>> Begin Supplied material

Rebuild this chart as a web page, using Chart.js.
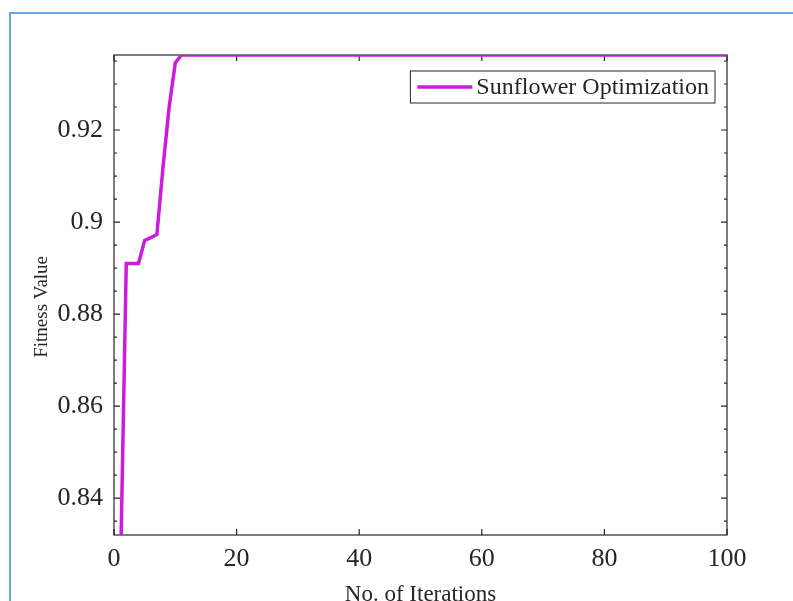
<!DOCTYPE html>
<html>
<head>
<meta charset="utf-8">
<title>Fitness Value</title>
<script src="https://cdn.jsdelivr.net/npm/chart.js@4.4.1/dist/chart.umd.min.js"></script>
<style>
  html, body { margin: 0; padding: 0; background: #fff; }
  #wrap { position: relative; width: 793px; height: 601px; overflow: hidden; }
  #frame { position: absolute; left: 9px; top: 12px; width: 800px; height: 600px;
           border-left: 2px solid #6aa5dc; border-top: 2px solid #6aa5dc; }
  #chart { position: absolute; left: 0; top: 0; }
</style>
</head>
<body>
<div id="wrap">
  <div id="frame"></div>
  <canvas id="chart" width="793" height="601"></canvas>
</div>
<script>
// --- data ---
const iterations = [
  1, 2, 3, 4, 5, 6, 7, 8, 9, 10,
  11, 12, 13, 14, 15, 16, 17, 18, 19, 20,
  21, 22, 23, 24, 25, 26, 27, 28, 29, 30,
  31, 32, 33, 34, 35, 36, 37, 38, 39, 40,
  41, 42, 43, 44, 45, 46, 47, 48, 49, 50,
  51, 52, 53, 54, 55, 56, 57, 58, 59, 60,
  61, 62, 63, 64, 65, 66, 67, 68, 69, 70,
  71, 72, 73, 74, 75, 76, 77, 78, 79, 80,
  81, 82, 83, 84, 85, 86, 87, 88, 89, 90,
  91, 92, 93, 94, 95, 96, 97, 98, 99, 100
];
const fitness = [
  0.820, 0.891, 0.891, 0.891, 0.896, 0.8966, 0.8973, 0.912, 0.925, 0.9346,
  0.9363, 0.9363, 0.9363, 0.9363, 0.9363, 0.9363, 0.9363, 0.9363, 0.9363, 0.9363,
  0.9363, 0.9363, 0.9363, 0.9363, 0.9363, 0.9363, 0.9363, 0.9363, 0.9363, 0.9363,
  0.9363, 0.9363, 0.9363, 0.9363, 0.9363, 0.9363, 0.9363, 0.9363, 0.9363, 0.9363,
  0.9363, 0.9363, 0.9363, 0.9363, 0.9363, 0.9363, 0.9363, 0.9363, 0.9363, 0.9363,
  0.9363, 0.9363, 0.9363, 0.9363, 0.9363, 0.9363, 0.9363, 0.9363, 0.9363, 0.9363,
  0.9363, 0.9363, 0.9363, 0.9363, 0.9363, 0.9363, 0.9363, 0.9363, 0.9363, 0.9363,
  0.9363, 0.9363, 0.9363, 0.9363, 0.9363, 0.9363, 0.9363, 0.9363, 0.9363, 0.9363,
  0.9363, 0.9363, 0.9363, 0.9363, 0.9363, 0.9363, 0.9363, 0.9363, 0.9363, 0.9363,
  0.9363, 0.9363, 0.9363, 0.9363, 0.9363, 0.9363, 0.9363, 0.9363, 0.9363, 0.9363
];
const xTicks = [0, 20, 40, 60, 80, 100];
const yTicks = [0.84, 0.86, 0.88, 0.9, 0.92];
const yMinorTicks = [0.835, 0.845, 0.85, 0.855, 0.865, 0.87, 0.875, 0.885, 0.89,
                     0.895, 0.905, 0.91, 0.915, 0.925, 0.93, 0.935];

const SERIF = '"Liberation Serif", "Times New Roman", serif';
const AXIS = '#262626';
const LINE = '#cc1cdb';

// MATLAB-style box with inward ticks on all four sides
const boxTicks = {
  id: 'boxTicks',
  beforeDatasetsDraw(chart) {
    const { ctx, chartArea: a, scales: { x, y } } = chart;
    ctx.save();
    ctx.strokeStyle = AXIS;
    ctx.lineWidth = 1.2;
    ctx.strokeRect(a.left, a.top, a.right - a.left, a.bottom - a.top);
    ctx.beginPath();
    xTicks.forEach(v => {
      const px = x.getPixelForValue(v);
      ctx.moveTo(px, a.bottom); ctx.lineTo(px, a.bottom - 6);
      ctx.moveTo(px, a.top); ctx.lineTo(px, a.top + 6);
    });
    yTicks.forEach(v => {
      const py = y.getPixelForValue(v);
      ctx.moveTo(a.left, py); ctx.lineTo(a.left + 6, py);
      ctx.moveTo(a.right, py); ctx.lineTo(a.right - 6, py);
    });
    yMinorTicks.forEach(v => {
      const py = y.getPixelForValue(v);
      ctx.moveTo(a.left, py); ctx.lineTo(a.left + 3, py);
      ctx.moveTo(a.right, py); ctx.lineTo(a.right - 3, py);
    });
    ctx.stroke();
    ctx.restore();
  }
};

// boxed legend in the upper right corner of the axes
const boxLegend = {
  id: 'boxLegend',
  afterDatasetsDraw(chart) {
    const { ctx, chartArea: a } = chart;
    const ds = chart.data.datasets[0];
    ctx.save();
    ctx.font = '24px ' + SERIF;
    const tw = ctx.measureText(ds.label).width;
    const right = a.right - 12, top = a.top + 16, h = 32;
    const left = right - (7 + 55 + 4 + tw + 6);
    ctx.fillStyle = '#fff';
    ctx.fillRect(left, top, right - left, h);
    ctx.strokeStyle = AXIS;
    ctx.lineWidth = 1;
    ctx.strokeRect(left, top, right - left, h);
    const cy = top + h / 2;
    ctx.strokeStyle = ds.borderColor;
    ctx.lineWidth = ds.borderWidth;
    ctx.beginPath();
    ctx.moveTo(left + 7, cy); ctx.lineTo(left + 62, cy);
    ctx.stroke();
    ctx.fillStyle = AXIS;
    ctx.textBaseline = 'middle';
    ctx.fillText(ds.label, left + 66, cy + 1);
    ctx.restore();
  }
};

new Chart(document.getElementById('chart'), {
  type: 'line',
  data: {
    datasets: [{
      label: 'Sunflower Optimization',
      data: iterations.map((it, i) => ({ x: it, y: fitness[i] })),
      borderColor: LINE,
      borderWidth: 3.5,
      pointRadius: 0,
      tension: 0,
      fill: false
    }]
  },
  options: {
    responsive: false,
    animation: false,
    layout: { padding: { left: 0, top: 55, right: 66, bottom: 0 } },
    scales: {
      x: {
        type: 'linear',
        min: 0,
        max: 100,
        afterFit: s => { s.height = 66; },
        afterBuildTicks: s => { s.ticks = xTicks.map(v => ({ value: v })); },
        grid: { display: false, drawTicks: false },
        border: { display: false },
        ticks: {
          color: AXIS, font: { family: SERIF, size: 26 }, padding: 9,
          maxRotation: 0, autoSkip: false, callback: v => String(v)
        },
        title: {
          display: true, text: 'No. of Iterations', color: AXIS,
          font: { family: SERIF, size: 23 }, padding: { top: 0, bottom: -8 }
        }
      },
      y: {
        type: 'linear',
        min: 0.832,
        max: 0.9363,
        afterFit: s => { s.width = 114; },
        afterBuildTicks: s => { s.ticks = yTicks.map(v => ({ value: v })); },
        grid: { display: false, drawTicks: false },
        border: { display: false },
        ticks: {
          color: AXIS, font: { family: SERIF, size: 26 }, padding: 11,
          autoSkip: false, callback: v => String(v)
        },
        title: {
          display: true, text: 'Fitness Value     ', color: AXIS,
          font: { family: SERIF, size: 19 }, padding: { top: 31, bottom: 0 }
        }
      }
    },
    plugins: {
      legend: { display: false },
      tooltip: { enabled: false }
    }
  },
  plugins: [boxTicks, boxLegend]
});
</script>
</body>
</html>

>> End Supplied material

**Task goal**
Transcribe the material exactly, keeping every word and none of the pictures.

**Answer below**
Rebuild this chart as a web page, using Chart.js.
<!DOCTYPE html>
<html>
<head>
<meta charset="utf-8">
<title>Fitness Value</title>
<script src="https://cdn.jsdelivr.net/npm/chart.js@4.4.1/dist/chart.umd.min.js"></script>
<style>
  html, body { margin: 0; padding: 0; background: #fff; }
  #wrap { position: relative; width: 793px; height: 601px; overflow: hidden; }
  #frame { position: absolute; left: 9px; top: 12px; width: 800px; height: 600px;
           border-left: 2px solid #6aa5dc; border-top: 2px solid #6aa5dc; }
  #chart { position: absolute; left: 0; top: 0; }
</style>
</head>
<body>
<div id="wrap">
  <div id="frame"></div>
  <canvas id="chart" width="793" height="601"></canvas>
</div>
<script>
// --- data ---
const iterations = [
  1, 2, 3, 4, 5, 6, 7, 8, 9, 10,
  11, 12, 13, 14, 15, 16, 17, 18, 19, 20,
  21, 22, 23, 24, 25, 26, 27, 28, 29, 30,
  31, 32, 33, 34, 35, 36, 37, 38, 39, 40,
  41, 42, 43, 44, 45, 46, 47, 48, 49, 50,
  51, 52, 53, 54, 55, 56, 57, 58, 59, 60,
  61, 62, 63, 64, 65, 66, 67, 68, 69, 70,
  71, 72, 73, 74, 75, 76, 77, 78, 79, 80,
  81, 82, 83, 84, 85, 86, 87, 88, 89, 90,
  91, 92, 93, 94, 95, 96, 97, 98, 99, 100
];
const fitness = [
  0.820, 0.891, 0.891, 0.891, 0.896, 0.8966, 0.8973, 0.912, 0.925, 0.9346,
  0.9363, 0.9363, 0.9363, 0.9363, 0.9363, 0.9363, 0.9363, 0.9363, 0.9363, 0.9363,
  0.9363, 0.9363, 0.9363, 0.9363, 0.9363, 0.9363, 0.9363, 0.9363, 0.9363, 0.9363,
  0.9363, 0.9363, 0.9363, 0.9363, 0.9363, 0.9363, 0.9363, 0.9363, 0.9363, 0.9363,
  0.9363, 0.9363, 0.9363, 0.9363, 0.9363, 0.9363, 0.9363, 0.9363, 0.9363, 0.9363,
  0.9363, 0.9363, 0.9363, 0.9363, 0.9363, 0.9363, 0.9363, 0.9363, 0.9363, 0.9363,
  0.9363, 0.9363, 0.9363, 0.9363, 0.9363, 0.9363, 0.9363, 0.9363, 0.9363, 0.9363,
  0.9363, 0.9363, 0.9363, 0.9363, 0.9363, 0.9363, 0.9363, 0.9363, 0.9363, 0.9363,
  0.9363, 0.9363, 0.9363, 0.9363, 0.9363, 0.9363, 0.9363, 0.9363, 0.9363, 0.9363,
  0.9363, 0.9363, 0.9363, 0.9363, 0.9363, 0.9363, 0.9363, 0.9363, 0.9363, 0.9363
];
const xTicks = [0, 20, 40, 60, 80, 100];
const yTicks = [0.84, 0.86, 0.88, 0.9, 0.92];
const yMinorTicks = [0.835, 0.845, 0.85, 0.855, 0.865, 0.87, 0.875, 0.885, 0.89,
                     0.895, 0.905, 0.91, 0.915, 0.925, 0.93, 0.935];

const SERIF = '"Liberation Serif", "Times New Roman", serif';
const AXIS = '#262626';
const LINE = '#cc1cdb';

// MATLAB-style box with inward ticks on all four sides
const boxTicks = {
  id: 'boxTicks',
  beforeDatasetsDraw(chart) {
    const { ctx, chartArea: a, scales: { x, y } } = chart;
    ctx.save();
    ctx.strokeStyle = AXIS;
    ctx.lineWidth = 1.2;
    ctx.strokeRect(a.left, a.top, a.right - a.left, a.bottom - a.top);
    ctx.beginPath();
    xTicks.forEach(v => {
      const px = x.getPixelForValue(v);
      ctx.moveTo(px, a.bottom); ctx.lineTo(px, a.bottom - 6);
      ctx.moveTo(px, a.top); ctx.lineTo(px, a.top + 6);
    });
    yTicks.forEach(v => {
      const py = y.getPixelForValue(v);
      ctx.moveTo(a.left, py); ctx.lineTo(a.left + 6, py);
      ctx.moveTo(a.right, py); ctx.lineTo(a.right - 6, py);
    });
    yMinorTicks.forEach(v => {
      const py = y.getPixelForValue(v);
      ctx.moveTo(a.left, py); ctx.lineTo(a.left + 3, py);
      ctx.moveTo(a.right, py); ctx.lineTo(a.right - 3, py);
    });
    ctx.stroke();
    ctx.restore();
  }
};

// boxed legend in the upper right corner of the axes
const boxLegend = {
  id: 'boxLegend',
  afterDatasetsDraw(chart) {
    const { ctx, chartArea: a } = chart;
    const ds = chart.data.datasets[0];
    ctx.save();
    ctx.font = '24px ' + SERIF;
    const tw = ctx.measureText(ds.label).width;
    const right = a.right - 12, top = a.top + 16, h = 32;
    const left = right - (7 + 55 + 4 + tw + 6);
    ctx.fillStyle = '#fff';
    ctx.fillRect(left, top, right - left, h);
    ctx.strokeStyle = AXIS;
    ctx.lineWidth = 1;
    ctx.strokeRect(left, top, right - left, h);
    const cy = top + h / 2;
    ctx.strokeStyle = ds.borderColor;
    ctx.lineWidth = ds.borderWidth;
    ctx.beginPath();
    ctx.moveTo(left + 7, cy); ctx.lineTo(left + 62, cy);
    ctx.stroke();
    ctx.fillStyle = AXIS;
    ctx.textBaseline = 'middle';
    ctx.fillText(ds.label, left + 66, cy + 1);
    ctx.restore();
  }
};

new Chart(document.getElementById('chart'), {
  type: 'line',
  data: {
    datasets: [{
      label: 'Sunflower Optimization',
      data: iterations.map((it, i) => ({ x: it, y: fitness[i] })),
      borderColor: LINE,
      borderWidth: 3.5,
      pointRadius: 0,
      tension: 0,
      fill: false
    }]
  },
  options: {
    responsive: false,
    animation: false,
    layout: { padding: { left: 0, top: 55, right: 66, bottom: 0 } },
    scales: {
      x: {
        type: 'linear',
        min: 0,
        max: 100,
        afterFit: s => { s.height = 66; },
        afterBuildTicks: s => { s.ticks = xTicks.map(v => ({ value: v })); },
        grid: { display: false, drawTicks: false },
        border: { display: false },
        ticks: {
          color: AXIS, font: { family: SERIF, size: 26 }, padding: 9,
          maxRotation: 0, autoSkip: false, callback: v => String(v)
        },
        title: {
          display: true, text: 'No. of Iterations', color: AXIS,
          font: { family: SERIF, size: 23 }, padding: { top: 0, bottom: -8 }
        }
      },
      y: {
        type: 'linear',
        min: 0.832,
        max: 0.9363,
        afterFit: s => { s.width = 114; },
        afterBuildTicks: s => { s.ticks = yTicks.map(v => ({ value: v })); },
        grid: { display: false, drawTicks: false },
        border: { display: false },
        ticks: {
          color: AXIS, font: { family: SERIF, size: 26 }, padding: 11,
          autoSkip: false, callback: v => String(v)
        },
        title: {
          display: true, text: 'Fitness Value     ', color: AXIS,
          font: { family: SERIF, size: 19 }, padding: { top: 31, bottom: 0 }
        }
      }
    },
    plugins: {
      legend: { display: false },
      tooltip: { enabled: false }
    }
  },
  plugins: [boxTicks, boxLegend]
});
</script>
</body>
</html>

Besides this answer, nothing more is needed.